Delve into the physics of the Hula-Hoop

High-speed video of experiments on a robotic hula hooper, whose hourglass form holds the hoop up and in place.

Some version of the Hula-Hoop has been around for millennia, but the popular plastic version was introduced by Wham-O in the 1950s and quickly became a fad. Now, researchers have taken a closer look at the underlying physics of the toy, revealing that certain body types are better at keeping the spinning hoops elevated than others, according to a new paper published in the Proceedings of the National Academy of Sciences.

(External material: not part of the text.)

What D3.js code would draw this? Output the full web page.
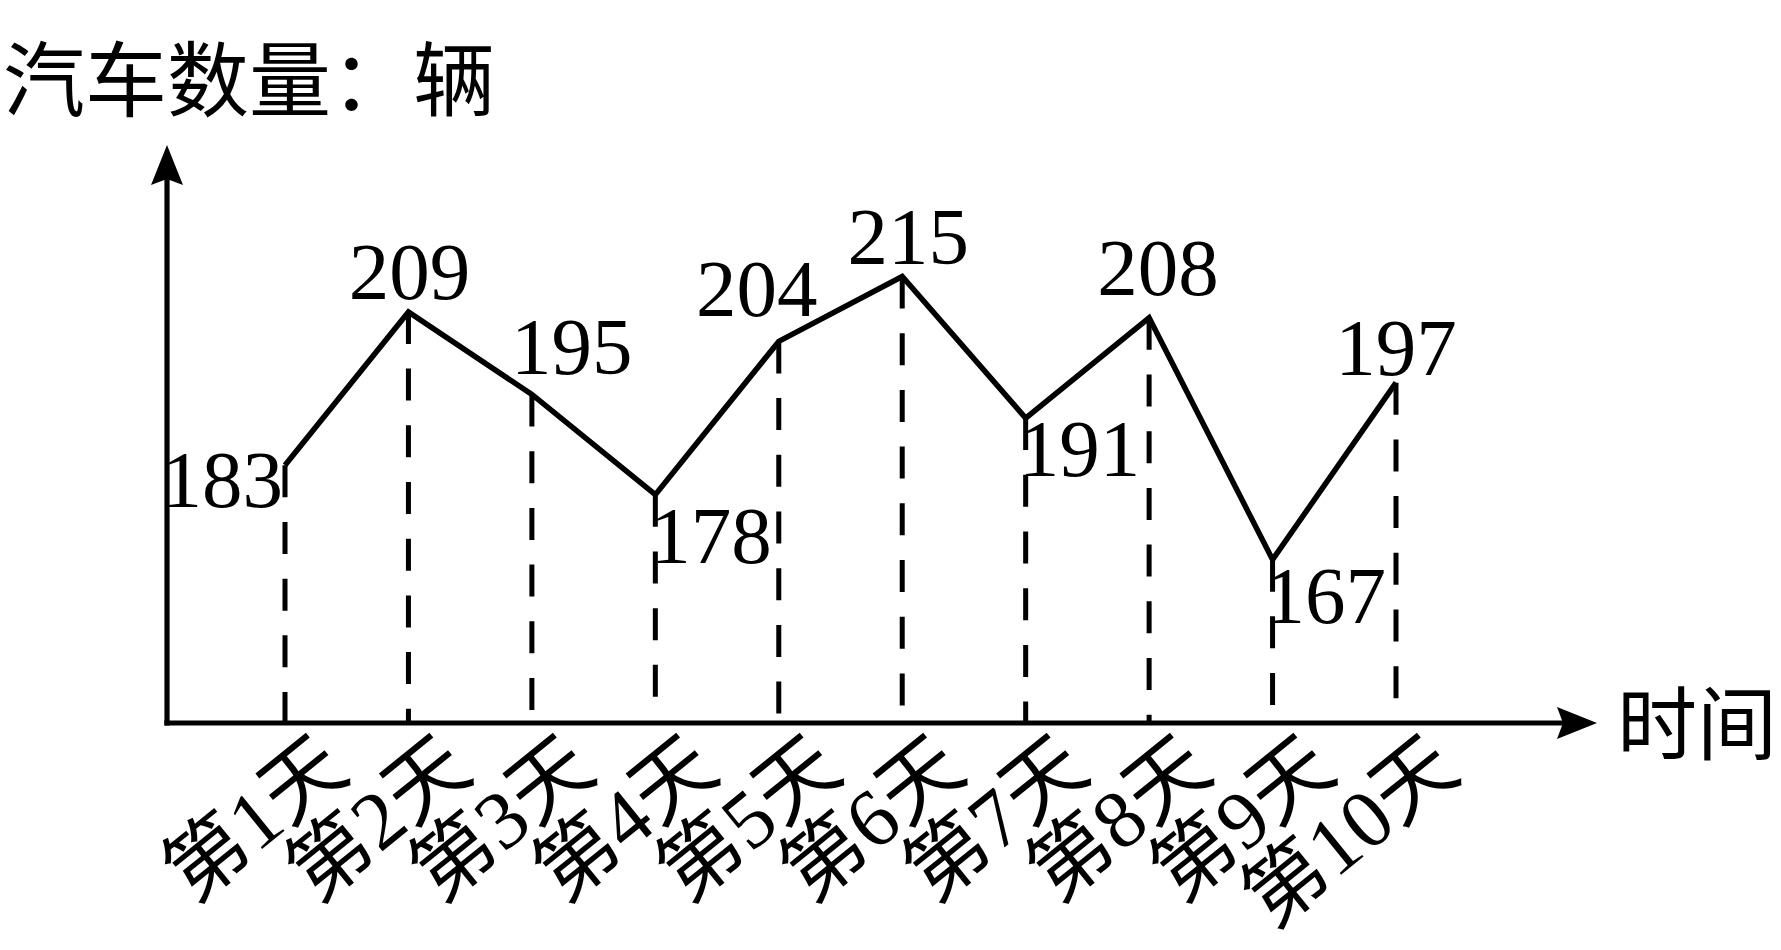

“We were surprised that an activity as popular, fun, and healthy as hula hooping wasn’t understood even at a basic physics level,” said co-author Leif Ristroph of New York University. “As we made progress on the research, we realized that the math and physics involved are very subtle, and the knowledge gained could be useful in inspiring engineering innovations, harvesting energy from vibrations, and improving in robotic positioners and movers used in industrial processing and manufacturing.”

Ristroph’s lab frequently addresses these kinds of colorful real-world puzzles. For instance, in 2018, Ristroph and colleagues fine-tuned the recipe for the perfect bubble based on experiments with soapy thin films. In 2021, the Ristroph lab looked into the formation processes underlying so-called “stone forests” common in certain regions of China and Madagascar.

In 2021, his lab built a working Tesla valve, in accordance with the inventor’s design, and measured the flow of water through the valve in both directions at various pressures. They found the water flowed about two times slower in the nonpreferred direction. In 2022, Ristroph studied the surpassingly complex aerodynamics of what makes a good paper airplane—specifically, what is needed for smooth gliding.

Girl twirling a Hula hoop, 1958

Girl twirling a Hula-Hoop in 1958 Credit: George Garrigues/CC BY-SA 3.0

And last year, Ristroph’s lab cracked the conundrum of physicist Richard Feynman’s “reverse sprinkler” problem, concluding that the reverse sprinkler rotates a good 50 times slower than a regular sprinkler but operates along similar mechanisms. The secret is hidden inside the sprinkler, where there are jets that make it act like an inside-out rocket. The internal jets don’t collide head-on; rather, as water flows around the bends in the sprinkler arms, it is slung outward by centrifugal force, leading to asymmetric flow.